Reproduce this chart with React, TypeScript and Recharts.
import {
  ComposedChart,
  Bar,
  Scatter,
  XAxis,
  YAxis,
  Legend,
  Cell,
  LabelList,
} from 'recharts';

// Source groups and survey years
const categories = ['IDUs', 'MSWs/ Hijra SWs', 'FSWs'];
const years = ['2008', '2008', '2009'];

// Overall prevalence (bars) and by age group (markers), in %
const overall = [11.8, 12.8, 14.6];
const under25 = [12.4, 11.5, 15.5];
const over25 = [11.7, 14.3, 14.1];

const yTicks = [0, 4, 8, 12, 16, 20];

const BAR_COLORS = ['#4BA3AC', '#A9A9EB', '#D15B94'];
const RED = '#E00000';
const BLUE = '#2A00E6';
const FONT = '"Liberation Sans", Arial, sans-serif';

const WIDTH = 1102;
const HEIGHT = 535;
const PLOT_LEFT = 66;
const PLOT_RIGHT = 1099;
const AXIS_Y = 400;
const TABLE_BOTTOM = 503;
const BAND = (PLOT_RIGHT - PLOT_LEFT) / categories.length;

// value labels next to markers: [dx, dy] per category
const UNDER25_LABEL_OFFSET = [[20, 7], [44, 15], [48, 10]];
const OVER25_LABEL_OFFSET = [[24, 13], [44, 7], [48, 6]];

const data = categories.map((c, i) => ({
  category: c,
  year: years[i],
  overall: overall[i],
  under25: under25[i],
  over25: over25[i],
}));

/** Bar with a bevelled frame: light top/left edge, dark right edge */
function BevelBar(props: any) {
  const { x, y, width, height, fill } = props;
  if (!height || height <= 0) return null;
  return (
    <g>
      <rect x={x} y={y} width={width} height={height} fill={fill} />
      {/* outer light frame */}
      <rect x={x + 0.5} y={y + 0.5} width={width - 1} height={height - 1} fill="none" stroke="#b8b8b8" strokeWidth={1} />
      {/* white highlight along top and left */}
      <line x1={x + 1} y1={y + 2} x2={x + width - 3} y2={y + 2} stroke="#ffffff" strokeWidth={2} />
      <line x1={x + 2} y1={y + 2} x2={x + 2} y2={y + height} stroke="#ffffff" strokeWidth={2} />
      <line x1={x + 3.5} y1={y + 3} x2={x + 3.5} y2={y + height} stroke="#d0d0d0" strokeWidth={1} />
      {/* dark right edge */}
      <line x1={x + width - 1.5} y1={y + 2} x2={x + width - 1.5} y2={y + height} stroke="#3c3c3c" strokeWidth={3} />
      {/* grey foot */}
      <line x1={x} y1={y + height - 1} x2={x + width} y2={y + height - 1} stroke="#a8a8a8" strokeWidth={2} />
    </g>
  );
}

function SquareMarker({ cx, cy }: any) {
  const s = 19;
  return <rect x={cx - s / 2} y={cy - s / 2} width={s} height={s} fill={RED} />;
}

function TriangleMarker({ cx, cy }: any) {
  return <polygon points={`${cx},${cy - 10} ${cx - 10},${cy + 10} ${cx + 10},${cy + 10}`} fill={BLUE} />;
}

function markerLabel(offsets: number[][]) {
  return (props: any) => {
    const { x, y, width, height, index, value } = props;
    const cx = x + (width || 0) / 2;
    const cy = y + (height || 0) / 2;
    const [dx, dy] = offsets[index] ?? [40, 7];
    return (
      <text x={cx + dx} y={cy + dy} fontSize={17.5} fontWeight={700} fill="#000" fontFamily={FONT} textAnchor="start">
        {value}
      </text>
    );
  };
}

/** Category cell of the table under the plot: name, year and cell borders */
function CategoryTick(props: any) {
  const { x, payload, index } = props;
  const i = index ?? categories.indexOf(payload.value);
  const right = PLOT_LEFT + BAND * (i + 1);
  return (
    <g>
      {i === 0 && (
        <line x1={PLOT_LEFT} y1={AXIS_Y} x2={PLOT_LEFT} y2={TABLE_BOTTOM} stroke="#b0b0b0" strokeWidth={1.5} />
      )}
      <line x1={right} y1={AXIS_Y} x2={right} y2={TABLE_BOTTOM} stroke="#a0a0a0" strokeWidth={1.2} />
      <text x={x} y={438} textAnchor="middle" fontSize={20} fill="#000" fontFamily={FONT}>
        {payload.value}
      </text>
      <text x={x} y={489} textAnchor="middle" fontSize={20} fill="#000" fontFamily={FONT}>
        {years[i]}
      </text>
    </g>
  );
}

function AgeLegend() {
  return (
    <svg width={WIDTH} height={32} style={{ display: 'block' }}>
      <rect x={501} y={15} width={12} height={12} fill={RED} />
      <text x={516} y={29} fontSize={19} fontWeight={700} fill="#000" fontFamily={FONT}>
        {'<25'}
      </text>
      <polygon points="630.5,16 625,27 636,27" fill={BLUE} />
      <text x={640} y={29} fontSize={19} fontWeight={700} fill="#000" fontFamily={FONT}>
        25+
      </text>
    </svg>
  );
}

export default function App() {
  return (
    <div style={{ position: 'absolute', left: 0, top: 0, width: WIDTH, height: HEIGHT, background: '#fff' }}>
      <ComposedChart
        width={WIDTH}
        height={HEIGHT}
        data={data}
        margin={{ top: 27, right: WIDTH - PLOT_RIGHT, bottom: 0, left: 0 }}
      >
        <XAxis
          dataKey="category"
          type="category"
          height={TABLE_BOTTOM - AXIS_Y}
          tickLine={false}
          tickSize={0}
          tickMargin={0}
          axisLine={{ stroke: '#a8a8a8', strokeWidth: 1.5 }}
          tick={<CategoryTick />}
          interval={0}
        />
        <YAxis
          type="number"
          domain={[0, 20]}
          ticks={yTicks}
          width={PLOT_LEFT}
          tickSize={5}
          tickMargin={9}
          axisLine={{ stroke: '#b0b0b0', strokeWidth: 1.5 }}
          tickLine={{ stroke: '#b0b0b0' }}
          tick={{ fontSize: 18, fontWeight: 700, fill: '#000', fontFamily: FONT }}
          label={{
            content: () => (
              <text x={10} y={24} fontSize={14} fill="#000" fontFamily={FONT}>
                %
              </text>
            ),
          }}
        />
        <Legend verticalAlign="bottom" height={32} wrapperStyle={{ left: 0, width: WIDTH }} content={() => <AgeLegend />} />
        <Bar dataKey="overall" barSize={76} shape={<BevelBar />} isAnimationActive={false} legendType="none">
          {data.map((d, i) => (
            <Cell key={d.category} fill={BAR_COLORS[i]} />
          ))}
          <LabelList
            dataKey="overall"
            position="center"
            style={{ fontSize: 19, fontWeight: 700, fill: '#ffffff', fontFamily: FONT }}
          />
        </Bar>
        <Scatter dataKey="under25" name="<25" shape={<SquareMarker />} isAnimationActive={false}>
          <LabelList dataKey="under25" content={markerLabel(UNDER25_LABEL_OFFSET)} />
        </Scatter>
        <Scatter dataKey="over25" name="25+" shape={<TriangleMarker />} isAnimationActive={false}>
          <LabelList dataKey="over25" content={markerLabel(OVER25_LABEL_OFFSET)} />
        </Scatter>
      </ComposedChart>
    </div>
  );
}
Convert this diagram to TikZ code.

━━━

**Stated exercise**
Your output should consist solely of the lines from the beginning of the entries through the line containing "const yTicks = [0, 4, 8, 12, 16, 20];", reproduced exactly.

**Result**
Reproduce this chart with React, TypeScript and Recharts.
import {
  ComposedChart,
  Bar,
  Scatter,
  XAxis,
  YAxis,
  Legend,
  Cell,
  LabelList,
} from 'recharts';

// Source groups and survey years
const categories = ['IDUs', 'MSWs/ Hijra SWs', 'FSWs'];
const years = ['2008', '2008', '2009'];

// Overall prevalence (bars) and by age group (markers), in %
const overall = [11.8, 12.8, 14.6];
const under25 = [12.4, 11.5, 15.5];
const over25 = [11.7, 14.3, 14.1];

const yTicks = [0, 4, 8, 12, 16, 20];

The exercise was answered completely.